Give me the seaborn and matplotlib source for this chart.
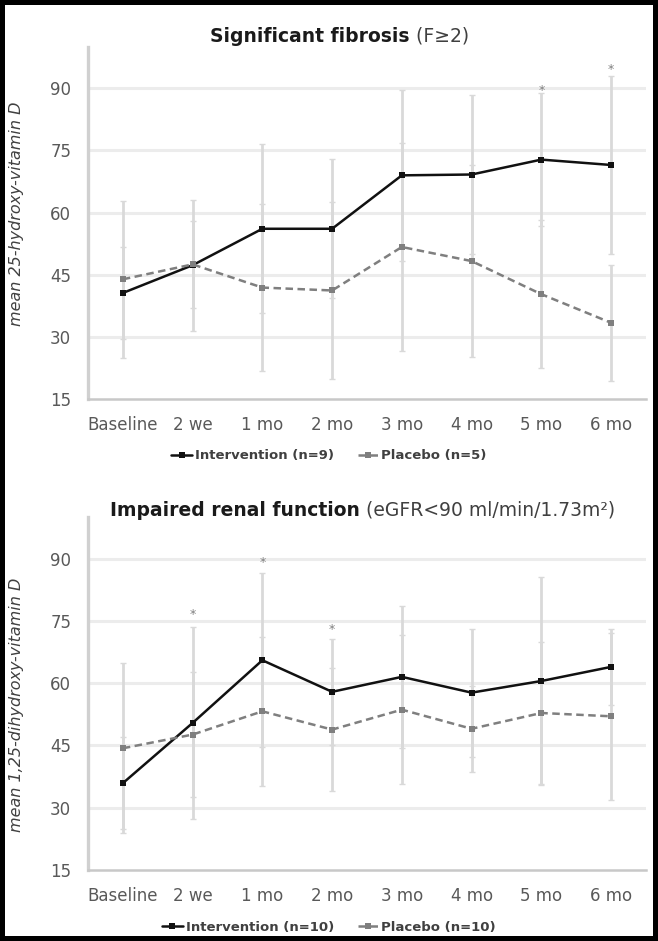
import matplotlib.pyplot as plt
import numpy as np
import pandas as pd
import seaborn as sns
from matplotlib.lines import Line2D

# Data
timepoints = ['Baseline', '2 we', '1 mo', '2 mo', '3 mo', '4 mo', '5 mo', '6 mo']

# Significant fibrosis (F>=2): mean 25-hydroxy-vitamin D, +/- SD
fib_int_mean = [40.6, 47.3, 56.1, 56.1, 69.0, 69.2, 72.8, 71.5]
fib_int_sd = [11.0, 15.8, 20.4, 16.8, 20.7, 19.3, 16.0, 21.5]
fib_pla_mean = [43.9, 47.5, 41.9, 41.2, 51.7, 48.3, 40.3, 33.4]
fib_pla_sd = [19.0, 10.5, 20.1, 21.3, 25.1, 23.1, 17.8, 14.0]
fib_star_at = ['5 mo', '6 mo']
fib_star_y = [89.5, 94.5]

# Impaired renal function: mean 1,25-dihydroxy-vitamin D, +/- SD
ren_int_mean = [35.9, 50.4, 65.5, 57.9, 61.5, 57.7, 60.5, 63.9]
ren_int_sd = [11.0, 23.1, 20.9, 12.7, 17.1, 15.4, 25.0, 9.1]
ren_pla_mean = [44.3, 47.6, 53.2, 48.8, 53.6, 49.0, 52.8, 52.0]
ren_pla_sd = [20.5, 15.0, 18.0, 14.9, 18.0, 10.3, 17.2, 20.1]
ren_star_at = ['2 we', '1 mo', '2 mo']
ren_star_y = [76.5, 89.0, 73.0]

yticks = [15, 30, 45, 60, 75, 90]

sns.set_style('white')
plt.rcParams['font.family'] = ['DejaVu Sans']

INT_COL = '#111111'
PLA_COL = '#7f7f7f'
BAR_COL = '#d9d9d9'
TXT_COL = '#595959'

fig = plt.figure(figsize=(6.58, 9.41), dpi=100, edgecolor='black', linewidth=6)
ax_top = fig.add_axes([0.1337, 0.5760, 0.848, 0.3741])
ax_bot = fig.add_axes([0.1337, 0.0755, 0.848, 0.3751])


def draw_panel(ax, int_mean, int_sd, pla_mean, pla_sd, int_label, pla_label,
               star_at, star_y):
    pos = np.arange(len(timepoints))
    df = pd.DataFrame({
        'pos': list(pos) * 2,
        'mean': int_mean + pla_mean,
        'group': [int_label] * len(pos) + [pla_label] * len(pos),
    })

    # SD bars (light grey, behind the lines)
    ax.errorbar(pos, pla_mean, yerr=pla_sd, fmt='none', ecolor=BAR_COL,
                elinewidth=2.0, capsize=2, capthick=1, zorder=1)
    ax.errorbar(pos, int_mean, yerr=int_sd, fmt='none', ecolor=BAR_COL,
                elinewidth=2.0, capsize=2, capthick=1, zorder=1)

    sns.lineplot(data=df, x='pos', y='mean', hue='group', style='group',
                 palette={int_label: INT_COL, pla_label: PLA_COL},
                 dashes={int_label: '', pla_label: (3, 1.8)},
                 markers={int_label: 's', pla_label: 's'},
                 markersize=4.5, markeredgewidth=0, linewidth=1.8,
                 sort=False, legend=False, ax=ax, zorder=3)

    for lab, yy in zip(star_at, star_y):
        ax.text(timepoints.index(lab), yy, '*', ha='center', va='center',
                fontsize=9, color='#808080')

    ax.set_xlim(-0.5, len(timepoints) - 0.5)
    ax.set_ylim(15, 100)
    ax.set_xticks(pos)
    ax.set_xticklabels(timepoints)
    ax.set_yticks(yticks)
    ax.set_xlabel('')
    ax.set_ylabel('')
    for y in yticks[1:]:
        ax.axhline(y, color='#ececec', lw=2.2, zorder=0)

    for side in ['top', 'right']:
        ax.spines[side].set_visible(False)
    ax.spines['left'].set_color('#d0d0d0')
    ax.spines['left'].set_linewidth(2.4)
    ax.spines['bottom'].set_color('#c8c8c8')
    ax.spines['bottom'].set_linewidth(1.8)
    ax.tick_params(axis='both', colors='#bfbfbf', labelcolor=TXT_COL,
                   labelsize=12, length=4, width=1, direction='out')
    ax.tick_params(axis='y', pad=8)
    ax.tick_params(axis='x', pad=8)

    handles = [
        Line2D([], [], color=INT_COL, lw=1.8, marker='s', ms=4, mew=0),
        Line2D([], [], color=PLA_COL, lw=1.8, ls=(0, (3, 1.8)), marker='s', ms=4, mew=0),
    ]
    return handles


h = draw_panel(ax_top, fib_int_mean, fib_int_sd, fib_pla_mean, fib_pla_sd,
               'Intervention (n=9)', 'Placebo (n=5)', fib_star_at, fib_star_y)
fig.legend(h, ['Intervention (n=9)', 'Placebo (n=5)'], loc='center',
           bbox_to_anchor=(0.5, 1 - 456 / 941), ncol=2, frameon=False,
           handlelength=1.6, handletextpad=0.2, columnspacing=1.8,
           prop={'size': 9.5, 'weight': 'bold'}, labelcolor='#404040')

h = draw_panel(ax_bot, ren_int_mean, ren_int_sd, ren_pla_mean, ren_pla_sd,
               'Intervention (n=10)', 'Placebo (n=10)', ren_star_at, ren_star_y)
fig.legend(h, ['Intervention (n=10)', 'Placebo (n=10)'], loc='center',
           bbox_to_anchor=(0.5, 1 - 927 / 941), ncol=2, frameon=False,
           handlelength=1.6, handletextpad=0.2, columnspacing=1.8,
           prop={'size': 9.5, 'weight': 'bold'}, labelcolor='#404040')

# y labels
fig.text(17 / 658, 1 - 214 / 941, 'mean 25-hydroxy-vitamin D', rotation=90,
         ha='center', va='center', fontsize=11.5, style='italic', color='#404040')
fig.text(17 / 658, 1 - 705 / 941, 'mean 1,25-dihydroxy-vitamin D', rotation=90,
         ha='center', va='center', fontsize=11.5, style='italic', color='#404040')

# titles: bold part followed by a regular part
t1 = fig.text(210 / 658, 1 - 36 / 941, 'Significant fibrosis', ha='left',
              va='center', fontsize=13.5, weight='bold', color='#1a1a1a')
ax_top.annotate(' (F\u22652)', xy=(1, 0), xycoords=t1, ha='left', va='bottom',
                fontsize=13.5, color='#404040', annotation_clip=False)

t2 = fig.text(110 / 658, 1 - 510 / 941, 'Impaired renal function', ha='left',
              va='center', fontsize=13.5, weight='bold', color='#1a1a1a')
ax_bot.annotate(' (eGFR<90 ml/min/1.73m\u00b2)', xy=(1, 0), xycoords=t2,
                ha='left', va='bottom', fontsize=13.5, color='#404040',
                annotation_clip=False)

fig.savefig('out.png', dpi=100)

▶ **Exercise task**: Quote the data above in full, leaving out the pictures it holds.

▶ **Written reply**:
Give me the seaborn and matplotlib source for this chart.
import matplotlib.pyplot as plt
import numpy as np
import pandas as pd
import seaborn as sns
from matplotlib.lines import Line2D

# Data
timepoints = ['Baseline', '2 we', '1 mo', '2 mo', '3 mo', '4 mo', '5 mo', '6 mo']

# Significant fibrosis (F>=2): mean 25-hydroxy-vitamin D, +/- SD
fib_int_mean = [40.6, 47.3, 56.1, 56.1, 69.0, 69.2, 72.8, 71.5]
fib_int_sd = [11.0, 15.8, 20.4, 16.8, 20.7, 19.3, 16.0, 21.5]
fib_pla_mean = [43.9, 47.5, 41.9, 41.2, 51.7, 48.3, 40.3, 33.4]
fib_pla_sd = [19.0, 10.5, 20.1, 21.3, 25.1, 23.1, 17.8, 14.0]
fib_star_at = ['5 mo', '6 mo']
fib_star_y = [89.5, 94.5]

# Impaired renal function: mean 1,25-dihydroxy-vitamin D, +/- SD
ren_int_mean = [35.9, 50.4, 65.5, 57.9, 61.5, 57.7, 60.5, 63.9]
ren_int_sd = [11.0, 23.1, 20.9, 12.7, 17.1, 15.4, 25.0, 9.1]
ren_pla_mean = [44.3, 47.6, 53.2, 48.8, 53.6, 49.0, 52.8, 52.0]
ren_pla_sd = [20.5, 15.0, 18.0, 14.9, 18.0, 10.3, 17.2, 20.1]
ren_star_at = ['2 we', '1 mo', '2 mo']
ren_star_y = [76.5, 89.0, 73.0]

yticks = [15, 30, 45, 60, 75, 90]

sns.set_style('white')
plt.rcParams['font.family'] = ['DejaVu Sans']

INT_COL = '#111111'
PLA_COL = '#7f7f7f'
BAR_COL = '#d9d9d9'
TXT_COL = '#595959'

fig = plt.figure(figsize=(6.58, 9.41), dpi=100, edgecolor='black', linewidth=6)
ax_top = fig.add_axes([0.1337, 0.5760, 0.848, 0.3741])
ax_bot = fig.add_axes([0.1337, 0.0755, 0.848, 0.3751])


def draw_panel(ax, int_mean, int_sd, pla_mean, pla_sd, int_label, pla_label,
               star_at, star_y):
    pos = np.arange(len(timepoints))
    df = pd.DataFrame({
        'pos': list(pos) * 2,
        'mean': int_mean + pla_mean,
        'group': [int_label] * len(pos) + [pla_label] * len(pos),
    })

    # SD bars (light grey, behind the lines)
    ax.errorbar(pos, pla_mean, yerr=pla_sd, fmt='none', ecolor=BAR_COL,
                elinewidth=2.0, capsize=2, capthick=1, zorder=1)
    ax.errorbar(pos, int_mean, yerr=int_sd, fmt='none', ecolor=BAR_COL,
                elinewidth=2.0, capsize=2, capthick=1, zorder=1)

    sns.lineplot(data=df, x='pos', y='mean', hue='group', style='group',
                 palette={int_label: INT_COL, pla_label: PLA_COL},
                 dashes={int_label: '', pla_label: (3, 1.8)},
                 markers={int_label: 's', pla_label: 's'},
                 markersize=4.5, markeredgewidth=0, linewidth=1.8,
                 sort=False, legend=False, ax=ax, zorder=3)

    for lab, yy in zip(star_at, star_y):
        ax.text(timepoints.index(lab), yy, '*', ha='center', va='center',
                fontsize=9, color='#808080')

    ax.set_xlim(-0.5, len(timepoints) - 0.5)
    ax.set_ylim(15, 100)
    ax.set_xticks(pos)
    ax.set_xticklabels(timepoints)
    ax.set_yticks(yticks)
    ax.set_xlabel('')
    ax.set_ylabel('')
    for y in yticks[1:]:
        ax.axhline(y, color='#ececec', lw=2.2, zorder=0)

    for side in ['top', 'right']:
        ax.spines[side].set_visible(False)
    ax.spines['left'].set_color('#d0d0d0')
    ax.spines['left'].set_linewidth(2.4)
    ax.spines['bottom'].set_color('#c8c8c8')
    ax.spines['bottom'].set_linewidth(1.8)
    ax.tick_params(axis='both', colors='#bfbfbf', labelcolor=TXT_COL,
                   labelsize=12, length=4, width=1, direction='out')
    ax.tick_params(axis='y', pad=8)
    ax.tick_params(axis='x', pad=8)

    handles = [
        Line2D([], [], color=INT_COL, lw=1.8, marker='s', ms=4, mew=0),
        Line2D([], [], color=PLA_COL, lw=1.8, ls=(0, (3, 1.8)), marker='s', ms=4, mew=0),
    ]
    return handles


h = draw_panel(ax_top, fib_int_mean, fib_int_sd, fib_pla_mean, fib_pla_sd,
               'Intervention (n=9)', 'Placebo (n=5)', fib_star_at, fib_star_y)
fig.legend(h, ['Intervention (n=9)', 'Placebo (n=5)'], loc='center',
           bbox_to_anchor=(0.5, 1 - 456 / 941), ncol=2, frameon=False,
           handlelength=1.6, handletextpad=0.2, columnspacing=1.8,
           prop={'size': 9.5, 'weight': 'bold'}, labelcolor='#404040')

h = draw_panel(ax_bot, ren_int_mean, ren_int_sd, ren_pla_mean, ren_pla_sd,
               'Intervention (n=10)', 'Placebo (n=10)', ren_star_at, ren_star_y)
fig.legend(h, ['Intervention (n=10)', 'Placebo (n=10)'], loc='center',
           bbox_to_anchor=(0.5, 1 - 927 / 941), ncol=2, frameon=False,
           handlelength=1.6, handletextpad=0.2, columnspacing=1.8,
           prop={'size': 9.5, 'weight': 'bold'}, labelcolor='#404040')

# y labels
fig.text(17 / 658, 1 - 214 / 941, 'mean 25-hydroxy-vitamin D', rotation=90,
         ha='center', va='center', fontsize=11.5, style='italic', color='#404040')
fig.text(17 / 658, 1 - 705 / 941, 'mean 1,25-dihydroxy-vitamin D', rotation=90,
         ha='center', va='center', fontsize=11.5, style='italic', color='#404040')

# titles: bold part followed by a regular part
t1 = fig.text(210 / 658, 1 - 36 / 941, 'Significant fibrosis', ha='left',
              va='center', fontsize=13.5, weight='bold', color='#1a1a1a')
ax_top.annotate(' (F\u22652)', xy=(1, 0), xycoords=t1, ha='left', va='bottom',
                fontsize=13.5, color='#404040', annotation_clip=False)

t2 = fig.text(110 / 658, 1 - 510 / 941, 'Impaired renal function', ha='left',
              va='center', fontsize=13.5, weight='bold', color='#1a1a1a')
ax_bot.annotate(' (eGFR<90 ml/min/1.73m\u00b2)', xy=(1, 0), xycoords=t2,
                ha='left', va='bottom', fontsize=13.5, color='#404040',
                annotation_clip=False)

fig.savefig('out.png', dpi=100)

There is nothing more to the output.